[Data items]
────────────────────

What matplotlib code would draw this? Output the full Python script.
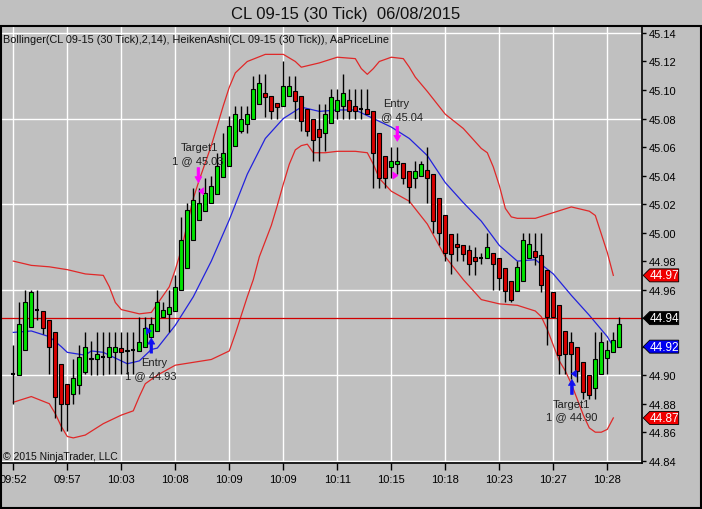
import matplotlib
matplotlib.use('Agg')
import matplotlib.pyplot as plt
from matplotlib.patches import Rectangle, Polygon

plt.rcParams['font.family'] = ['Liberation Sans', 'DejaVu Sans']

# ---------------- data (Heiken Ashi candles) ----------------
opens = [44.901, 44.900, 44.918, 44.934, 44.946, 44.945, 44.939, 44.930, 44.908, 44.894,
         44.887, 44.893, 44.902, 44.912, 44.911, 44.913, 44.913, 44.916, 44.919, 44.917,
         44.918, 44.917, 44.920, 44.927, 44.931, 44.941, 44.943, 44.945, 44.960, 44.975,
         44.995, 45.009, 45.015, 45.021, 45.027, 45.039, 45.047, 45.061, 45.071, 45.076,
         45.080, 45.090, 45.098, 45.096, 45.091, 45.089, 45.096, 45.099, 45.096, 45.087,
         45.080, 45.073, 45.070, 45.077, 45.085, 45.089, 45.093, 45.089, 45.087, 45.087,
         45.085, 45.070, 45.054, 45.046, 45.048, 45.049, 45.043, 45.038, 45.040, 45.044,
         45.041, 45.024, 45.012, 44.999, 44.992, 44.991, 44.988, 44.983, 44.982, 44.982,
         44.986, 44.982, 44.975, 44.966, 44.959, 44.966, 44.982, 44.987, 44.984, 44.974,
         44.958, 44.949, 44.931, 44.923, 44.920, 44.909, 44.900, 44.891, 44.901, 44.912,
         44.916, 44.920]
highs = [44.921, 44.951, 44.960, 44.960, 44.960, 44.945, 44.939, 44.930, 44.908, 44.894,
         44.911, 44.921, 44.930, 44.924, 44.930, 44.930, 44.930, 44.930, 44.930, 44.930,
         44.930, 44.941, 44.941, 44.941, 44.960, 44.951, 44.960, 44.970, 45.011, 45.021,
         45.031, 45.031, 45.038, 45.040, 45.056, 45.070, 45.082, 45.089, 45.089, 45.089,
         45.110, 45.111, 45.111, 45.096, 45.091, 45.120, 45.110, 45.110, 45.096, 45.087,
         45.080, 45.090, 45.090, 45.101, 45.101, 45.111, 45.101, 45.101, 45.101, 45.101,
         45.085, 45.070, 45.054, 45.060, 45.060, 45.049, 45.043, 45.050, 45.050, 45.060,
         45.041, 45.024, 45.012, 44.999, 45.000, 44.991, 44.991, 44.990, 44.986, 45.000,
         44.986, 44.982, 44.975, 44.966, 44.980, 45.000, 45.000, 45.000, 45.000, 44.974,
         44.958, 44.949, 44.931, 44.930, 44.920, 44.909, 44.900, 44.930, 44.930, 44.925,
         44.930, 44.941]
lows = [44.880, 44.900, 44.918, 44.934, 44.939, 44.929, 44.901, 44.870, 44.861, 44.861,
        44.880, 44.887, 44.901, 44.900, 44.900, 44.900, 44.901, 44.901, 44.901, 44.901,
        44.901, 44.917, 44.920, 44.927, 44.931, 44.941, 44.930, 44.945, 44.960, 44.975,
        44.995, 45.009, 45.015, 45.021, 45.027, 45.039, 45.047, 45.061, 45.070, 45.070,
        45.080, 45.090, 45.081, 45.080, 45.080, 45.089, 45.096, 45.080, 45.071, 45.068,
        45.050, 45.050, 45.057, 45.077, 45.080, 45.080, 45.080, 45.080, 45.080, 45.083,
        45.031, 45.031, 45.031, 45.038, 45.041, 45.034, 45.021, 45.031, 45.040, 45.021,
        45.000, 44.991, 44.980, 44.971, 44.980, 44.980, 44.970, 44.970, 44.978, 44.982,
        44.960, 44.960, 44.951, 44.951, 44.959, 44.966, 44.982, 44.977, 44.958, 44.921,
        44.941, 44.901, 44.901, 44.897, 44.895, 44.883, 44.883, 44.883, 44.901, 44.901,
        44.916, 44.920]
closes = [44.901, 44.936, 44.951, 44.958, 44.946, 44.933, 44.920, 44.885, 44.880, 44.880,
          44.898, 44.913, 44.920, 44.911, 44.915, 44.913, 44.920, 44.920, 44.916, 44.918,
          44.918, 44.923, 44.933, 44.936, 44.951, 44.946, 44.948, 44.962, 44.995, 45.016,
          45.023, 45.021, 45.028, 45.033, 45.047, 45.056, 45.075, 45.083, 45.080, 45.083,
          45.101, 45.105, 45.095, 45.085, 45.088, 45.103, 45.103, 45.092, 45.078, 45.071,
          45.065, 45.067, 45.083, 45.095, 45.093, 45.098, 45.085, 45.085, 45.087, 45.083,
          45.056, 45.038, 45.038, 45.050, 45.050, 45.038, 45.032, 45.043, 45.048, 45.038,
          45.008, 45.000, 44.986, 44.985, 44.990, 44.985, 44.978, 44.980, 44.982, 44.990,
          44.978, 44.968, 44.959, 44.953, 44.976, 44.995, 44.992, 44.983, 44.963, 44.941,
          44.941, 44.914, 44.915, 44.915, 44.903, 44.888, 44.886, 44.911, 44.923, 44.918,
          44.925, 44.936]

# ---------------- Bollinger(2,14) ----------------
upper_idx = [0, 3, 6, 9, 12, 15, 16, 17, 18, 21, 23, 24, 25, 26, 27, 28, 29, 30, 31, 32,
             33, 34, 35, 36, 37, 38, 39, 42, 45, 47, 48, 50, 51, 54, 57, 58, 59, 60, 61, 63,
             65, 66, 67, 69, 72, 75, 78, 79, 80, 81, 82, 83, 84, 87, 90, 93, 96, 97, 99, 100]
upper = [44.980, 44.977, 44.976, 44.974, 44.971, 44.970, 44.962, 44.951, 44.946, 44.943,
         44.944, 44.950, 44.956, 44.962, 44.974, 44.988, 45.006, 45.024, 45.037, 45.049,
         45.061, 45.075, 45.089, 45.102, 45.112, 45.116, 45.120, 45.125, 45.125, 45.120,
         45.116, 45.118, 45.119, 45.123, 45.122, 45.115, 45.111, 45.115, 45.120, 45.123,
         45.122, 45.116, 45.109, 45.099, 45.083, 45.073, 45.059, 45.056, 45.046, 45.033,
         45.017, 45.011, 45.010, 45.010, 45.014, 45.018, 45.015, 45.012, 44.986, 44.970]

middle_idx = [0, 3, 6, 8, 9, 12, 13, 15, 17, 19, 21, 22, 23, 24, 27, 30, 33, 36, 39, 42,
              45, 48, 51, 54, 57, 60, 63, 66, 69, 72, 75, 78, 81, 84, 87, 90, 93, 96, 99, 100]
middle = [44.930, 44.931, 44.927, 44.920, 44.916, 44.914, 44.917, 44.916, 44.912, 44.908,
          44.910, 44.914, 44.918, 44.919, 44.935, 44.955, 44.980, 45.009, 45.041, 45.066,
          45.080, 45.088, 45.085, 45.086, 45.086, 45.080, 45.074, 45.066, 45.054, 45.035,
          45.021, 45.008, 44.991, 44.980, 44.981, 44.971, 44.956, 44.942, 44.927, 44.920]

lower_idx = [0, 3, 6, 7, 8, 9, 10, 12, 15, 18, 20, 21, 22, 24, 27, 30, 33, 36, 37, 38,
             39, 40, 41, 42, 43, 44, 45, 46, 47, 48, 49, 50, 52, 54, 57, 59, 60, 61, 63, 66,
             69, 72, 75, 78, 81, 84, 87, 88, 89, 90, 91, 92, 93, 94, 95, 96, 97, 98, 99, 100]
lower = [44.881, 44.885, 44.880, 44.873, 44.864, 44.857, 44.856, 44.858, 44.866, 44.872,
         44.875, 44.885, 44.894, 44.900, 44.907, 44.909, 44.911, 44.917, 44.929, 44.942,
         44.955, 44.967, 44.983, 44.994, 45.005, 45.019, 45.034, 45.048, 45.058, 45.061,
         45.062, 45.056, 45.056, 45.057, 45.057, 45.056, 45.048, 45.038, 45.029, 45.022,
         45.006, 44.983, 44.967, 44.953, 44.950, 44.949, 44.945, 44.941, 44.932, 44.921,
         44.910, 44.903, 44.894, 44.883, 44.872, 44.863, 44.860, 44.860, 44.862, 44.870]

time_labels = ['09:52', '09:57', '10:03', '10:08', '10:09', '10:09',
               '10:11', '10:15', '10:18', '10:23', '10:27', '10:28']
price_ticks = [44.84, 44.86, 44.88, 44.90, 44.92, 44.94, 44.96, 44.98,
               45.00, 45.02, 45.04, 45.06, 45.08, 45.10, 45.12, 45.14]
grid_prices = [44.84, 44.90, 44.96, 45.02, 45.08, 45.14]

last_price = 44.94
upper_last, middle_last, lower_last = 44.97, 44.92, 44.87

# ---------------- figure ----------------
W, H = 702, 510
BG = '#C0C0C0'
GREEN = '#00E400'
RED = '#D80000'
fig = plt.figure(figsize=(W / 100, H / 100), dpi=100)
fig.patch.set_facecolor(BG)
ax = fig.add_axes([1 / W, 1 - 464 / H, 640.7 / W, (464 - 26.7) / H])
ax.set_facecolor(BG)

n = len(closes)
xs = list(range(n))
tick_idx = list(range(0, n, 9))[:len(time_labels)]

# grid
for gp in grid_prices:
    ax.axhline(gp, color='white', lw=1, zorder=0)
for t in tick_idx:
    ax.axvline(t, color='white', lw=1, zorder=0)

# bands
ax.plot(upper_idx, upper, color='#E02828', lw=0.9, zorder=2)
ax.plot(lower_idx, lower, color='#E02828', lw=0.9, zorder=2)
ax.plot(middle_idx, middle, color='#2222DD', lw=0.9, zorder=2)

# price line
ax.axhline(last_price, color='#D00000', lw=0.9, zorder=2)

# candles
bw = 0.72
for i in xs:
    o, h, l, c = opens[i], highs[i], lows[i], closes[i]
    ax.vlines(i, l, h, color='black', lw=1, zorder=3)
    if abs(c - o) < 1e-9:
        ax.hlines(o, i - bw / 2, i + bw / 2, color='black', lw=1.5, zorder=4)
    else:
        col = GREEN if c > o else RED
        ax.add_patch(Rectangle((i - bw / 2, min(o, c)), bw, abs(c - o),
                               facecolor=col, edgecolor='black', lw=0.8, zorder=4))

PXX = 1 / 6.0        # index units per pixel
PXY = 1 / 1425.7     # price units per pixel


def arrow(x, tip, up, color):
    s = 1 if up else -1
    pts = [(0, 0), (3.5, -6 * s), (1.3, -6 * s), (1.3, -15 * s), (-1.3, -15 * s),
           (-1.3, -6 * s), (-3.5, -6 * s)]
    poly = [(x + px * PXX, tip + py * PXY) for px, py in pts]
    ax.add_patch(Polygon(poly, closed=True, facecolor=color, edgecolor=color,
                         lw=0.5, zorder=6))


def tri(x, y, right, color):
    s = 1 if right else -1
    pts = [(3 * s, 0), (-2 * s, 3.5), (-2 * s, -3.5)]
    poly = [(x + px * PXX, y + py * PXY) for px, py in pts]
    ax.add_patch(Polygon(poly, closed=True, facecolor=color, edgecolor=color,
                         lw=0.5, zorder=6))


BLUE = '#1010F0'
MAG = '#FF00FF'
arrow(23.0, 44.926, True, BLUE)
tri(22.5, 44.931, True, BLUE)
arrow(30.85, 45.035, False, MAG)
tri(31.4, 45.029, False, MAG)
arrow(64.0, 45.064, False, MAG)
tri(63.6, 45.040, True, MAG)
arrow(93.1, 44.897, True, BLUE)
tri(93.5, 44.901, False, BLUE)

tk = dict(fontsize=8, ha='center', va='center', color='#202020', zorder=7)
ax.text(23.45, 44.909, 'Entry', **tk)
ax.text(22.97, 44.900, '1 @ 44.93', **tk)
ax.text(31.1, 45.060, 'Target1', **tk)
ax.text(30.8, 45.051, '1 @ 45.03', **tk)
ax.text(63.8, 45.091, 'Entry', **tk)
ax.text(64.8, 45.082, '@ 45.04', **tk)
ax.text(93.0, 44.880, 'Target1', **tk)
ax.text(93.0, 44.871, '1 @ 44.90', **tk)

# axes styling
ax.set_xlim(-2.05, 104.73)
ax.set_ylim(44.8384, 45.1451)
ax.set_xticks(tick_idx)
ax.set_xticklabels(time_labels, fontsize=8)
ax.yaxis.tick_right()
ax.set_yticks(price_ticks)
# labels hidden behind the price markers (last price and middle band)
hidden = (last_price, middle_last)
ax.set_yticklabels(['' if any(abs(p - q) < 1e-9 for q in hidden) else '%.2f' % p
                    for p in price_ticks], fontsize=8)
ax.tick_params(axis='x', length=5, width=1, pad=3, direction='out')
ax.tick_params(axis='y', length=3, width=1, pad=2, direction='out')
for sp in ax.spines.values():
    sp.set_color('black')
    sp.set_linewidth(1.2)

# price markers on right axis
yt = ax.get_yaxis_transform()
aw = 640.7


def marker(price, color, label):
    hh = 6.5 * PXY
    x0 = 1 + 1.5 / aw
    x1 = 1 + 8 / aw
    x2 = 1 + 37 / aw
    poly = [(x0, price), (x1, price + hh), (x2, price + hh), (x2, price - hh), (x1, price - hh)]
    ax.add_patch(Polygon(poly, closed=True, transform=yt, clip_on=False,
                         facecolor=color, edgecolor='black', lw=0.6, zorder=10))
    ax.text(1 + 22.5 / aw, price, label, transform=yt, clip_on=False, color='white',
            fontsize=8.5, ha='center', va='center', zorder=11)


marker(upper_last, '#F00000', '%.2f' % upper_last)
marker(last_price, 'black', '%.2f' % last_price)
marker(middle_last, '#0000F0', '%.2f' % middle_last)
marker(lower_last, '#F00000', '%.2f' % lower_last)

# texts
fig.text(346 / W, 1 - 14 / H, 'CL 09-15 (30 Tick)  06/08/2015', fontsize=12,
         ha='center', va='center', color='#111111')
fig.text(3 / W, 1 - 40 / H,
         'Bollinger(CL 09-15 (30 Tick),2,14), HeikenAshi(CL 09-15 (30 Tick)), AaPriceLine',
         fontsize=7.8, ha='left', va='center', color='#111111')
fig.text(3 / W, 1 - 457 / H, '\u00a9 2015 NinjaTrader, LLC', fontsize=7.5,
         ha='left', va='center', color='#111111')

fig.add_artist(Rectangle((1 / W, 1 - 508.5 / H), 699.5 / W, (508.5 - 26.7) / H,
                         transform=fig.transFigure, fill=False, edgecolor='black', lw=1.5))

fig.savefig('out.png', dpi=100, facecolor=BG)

────────────────────

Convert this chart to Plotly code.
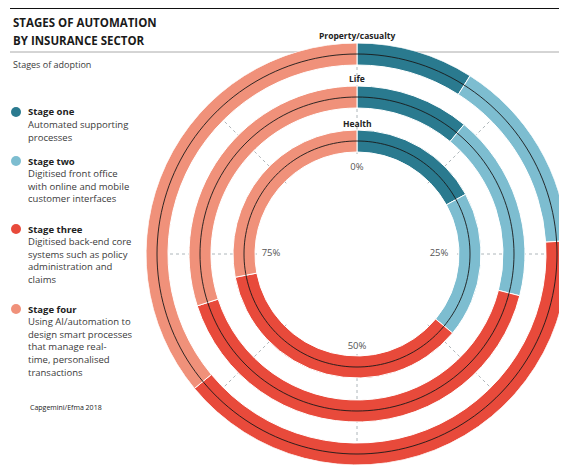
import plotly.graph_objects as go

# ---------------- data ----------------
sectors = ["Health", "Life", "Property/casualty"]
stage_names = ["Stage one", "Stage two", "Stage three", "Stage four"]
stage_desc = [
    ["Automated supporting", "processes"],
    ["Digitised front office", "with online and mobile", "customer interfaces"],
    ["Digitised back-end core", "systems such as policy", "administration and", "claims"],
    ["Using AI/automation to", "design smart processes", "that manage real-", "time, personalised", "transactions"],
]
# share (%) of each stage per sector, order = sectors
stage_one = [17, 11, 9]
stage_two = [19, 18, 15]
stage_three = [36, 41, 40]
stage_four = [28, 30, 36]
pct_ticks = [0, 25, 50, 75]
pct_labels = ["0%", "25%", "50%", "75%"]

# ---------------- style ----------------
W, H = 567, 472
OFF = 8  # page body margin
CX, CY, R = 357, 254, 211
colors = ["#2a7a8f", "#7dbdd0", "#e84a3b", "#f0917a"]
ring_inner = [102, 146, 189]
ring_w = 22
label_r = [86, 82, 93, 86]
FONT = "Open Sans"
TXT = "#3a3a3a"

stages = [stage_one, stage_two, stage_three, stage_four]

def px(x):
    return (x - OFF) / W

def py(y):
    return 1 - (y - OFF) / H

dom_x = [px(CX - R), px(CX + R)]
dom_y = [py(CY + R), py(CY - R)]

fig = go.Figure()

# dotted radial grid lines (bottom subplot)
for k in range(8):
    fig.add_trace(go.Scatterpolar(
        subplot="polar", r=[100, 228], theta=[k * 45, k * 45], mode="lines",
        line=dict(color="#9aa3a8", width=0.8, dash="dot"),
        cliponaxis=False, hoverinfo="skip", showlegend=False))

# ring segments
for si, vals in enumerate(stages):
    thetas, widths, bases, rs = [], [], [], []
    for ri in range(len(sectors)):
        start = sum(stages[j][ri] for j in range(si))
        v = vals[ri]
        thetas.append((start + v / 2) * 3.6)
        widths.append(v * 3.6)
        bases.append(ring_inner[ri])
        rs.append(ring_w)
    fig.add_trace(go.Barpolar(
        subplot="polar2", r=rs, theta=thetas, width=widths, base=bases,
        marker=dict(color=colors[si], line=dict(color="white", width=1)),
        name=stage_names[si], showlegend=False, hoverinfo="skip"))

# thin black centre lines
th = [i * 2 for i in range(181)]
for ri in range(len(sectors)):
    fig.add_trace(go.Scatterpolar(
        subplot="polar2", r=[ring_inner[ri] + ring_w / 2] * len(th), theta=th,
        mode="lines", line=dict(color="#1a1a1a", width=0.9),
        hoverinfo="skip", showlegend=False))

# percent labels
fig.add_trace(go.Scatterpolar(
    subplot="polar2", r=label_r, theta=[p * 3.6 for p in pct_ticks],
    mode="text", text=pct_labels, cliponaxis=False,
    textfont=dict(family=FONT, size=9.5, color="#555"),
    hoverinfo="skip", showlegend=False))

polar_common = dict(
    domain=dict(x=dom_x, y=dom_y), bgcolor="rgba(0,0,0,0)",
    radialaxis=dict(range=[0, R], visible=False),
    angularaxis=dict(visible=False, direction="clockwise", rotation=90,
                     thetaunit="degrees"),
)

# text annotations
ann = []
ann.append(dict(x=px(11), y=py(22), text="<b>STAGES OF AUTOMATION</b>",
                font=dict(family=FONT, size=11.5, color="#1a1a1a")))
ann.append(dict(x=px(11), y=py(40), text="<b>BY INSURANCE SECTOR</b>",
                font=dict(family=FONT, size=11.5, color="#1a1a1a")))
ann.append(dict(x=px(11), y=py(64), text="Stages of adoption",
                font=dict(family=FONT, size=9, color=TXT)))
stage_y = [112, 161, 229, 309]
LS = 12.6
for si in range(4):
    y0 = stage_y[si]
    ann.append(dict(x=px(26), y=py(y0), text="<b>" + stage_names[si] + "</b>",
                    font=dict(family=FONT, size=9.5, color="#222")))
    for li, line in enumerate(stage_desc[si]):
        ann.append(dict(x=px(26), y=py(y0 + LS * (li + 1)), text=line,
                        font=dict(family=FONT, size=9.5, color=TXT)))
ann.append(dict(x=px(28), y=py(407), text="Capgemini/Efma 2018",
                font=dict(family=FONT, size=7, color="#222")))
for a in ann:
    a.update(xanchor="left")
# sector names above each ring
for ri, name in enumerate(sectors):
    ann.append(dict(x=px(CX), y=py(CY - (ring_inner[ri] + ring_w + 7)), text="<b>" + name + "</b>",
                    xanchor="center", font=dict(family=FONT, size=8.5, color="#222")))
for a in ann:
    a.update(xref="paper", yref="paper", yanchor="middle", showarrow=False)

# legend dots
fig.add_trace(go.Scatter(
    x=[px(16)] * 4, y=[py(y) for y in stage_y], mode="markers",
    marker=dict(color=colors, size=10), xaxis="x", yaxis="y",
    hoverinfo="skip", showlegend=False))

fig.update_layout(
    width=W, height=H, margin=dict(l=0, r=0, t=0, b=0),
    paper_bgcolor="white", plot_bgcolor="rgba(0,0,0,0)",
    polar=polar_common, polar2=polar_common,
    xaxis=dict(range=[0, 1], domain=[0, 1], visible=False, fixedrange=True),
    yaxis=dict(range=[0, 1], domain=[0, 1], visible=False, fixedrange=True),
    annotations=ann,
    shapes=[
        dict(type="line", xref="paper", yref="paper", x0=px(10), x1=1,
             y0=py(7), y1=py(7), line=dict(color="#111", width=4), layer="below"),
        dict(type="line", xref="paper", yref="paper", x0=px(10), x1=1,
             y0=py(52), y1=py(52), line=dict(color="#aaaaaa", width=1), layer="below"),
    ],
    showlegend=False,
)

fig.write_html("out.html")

────────────────────

◆ **Task description**
Every line of the listing that holds "this" should be found and copied.

◆ **Solution to the problem**
What matplotlib code would draw this? Output the full Python script.
Convert this chart to Plotly code.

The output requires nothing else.